Index funds aren’t the problem. But their growing influence means that even diversified investors should periodically recheck exposures. A few simple reviews can help:

  • Look at sector and stock overlaps between different funds
  • Assess how much of the portfolio is tied to the top S&P names
  • Explore equal-weight or factor-based index options for different exposures

These steps don’t require abandoning passive investing. Instead, they help ensure the structure of a portfolio aligns with its intended risk profile.

Sometimes, what seems like broad exposure turns out to be narrower than expected. Understanding what’s under the hood can help avoid surprises—especially when markets shift.

FAQs

Q: Is index investing fueling a bubble?
A: Some believe that passive flows are inflating valuations by concentrating assets in fewer stocks. Others argue it's simply the market reflecting current leadership. The debate is ongoing.

Q: How top-heavy is the S&P 500 right now?
A: As of mid-2024, over 37.3% of the index’s market cap is held by just 10 companies.

Q: Do all index funds work the same way?
A: No. While many follow broad benchmarks like the S&P 500, others track specific sectors, factors, or use equal-weighting—each with different exposures and risk.

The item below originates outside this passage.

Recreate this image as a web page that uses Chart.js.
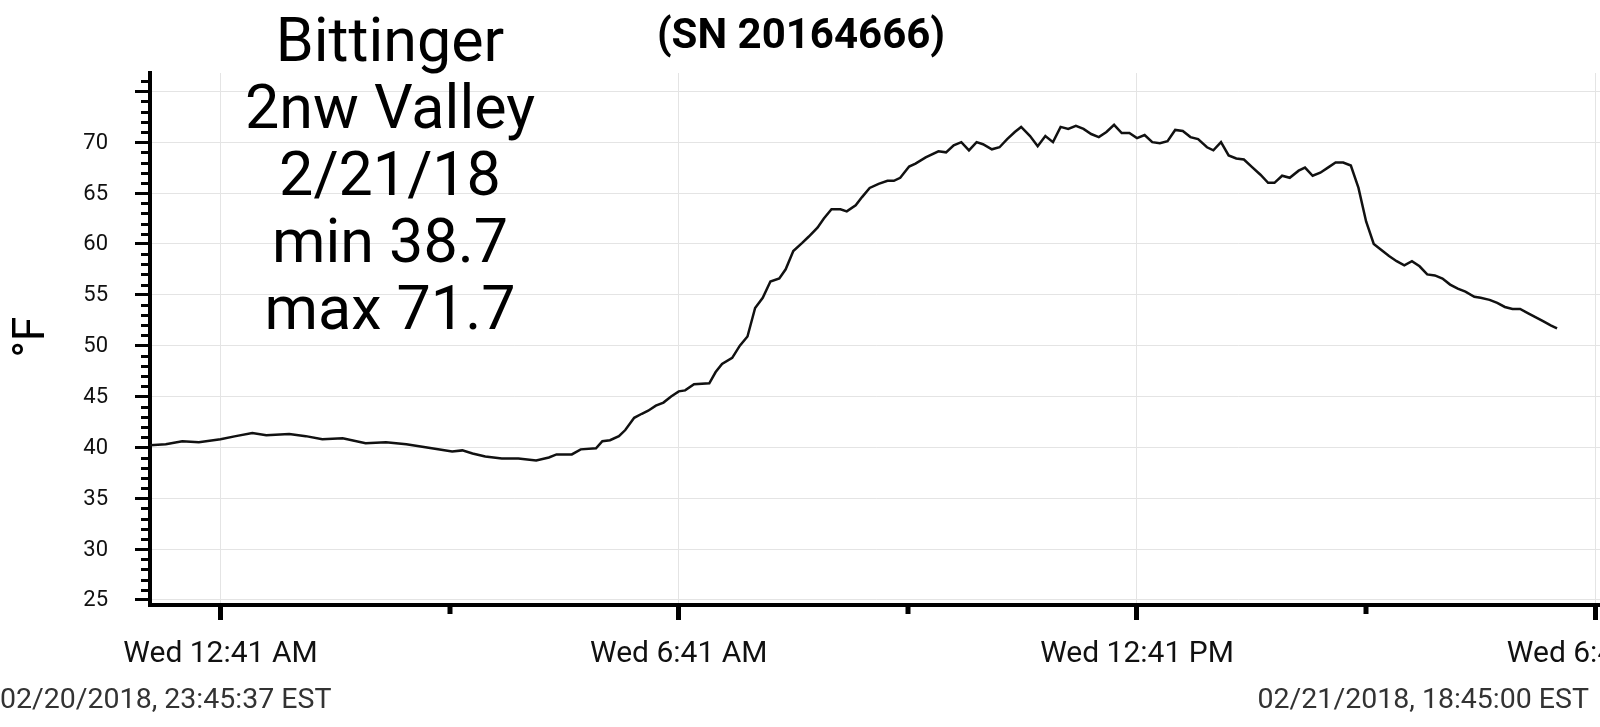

Q: What’s the risk of holding multiple index funds?
A: Overlapping positions—especially in top tech names—can reduce actual diversification and amplify downside if leadership stocks falter.

Q: Should investors move away from indexing?
A: Not necessarily. But regularly reviewing concentration and correlation across holdings can improve portfolio resilience without abandoning passive strategies.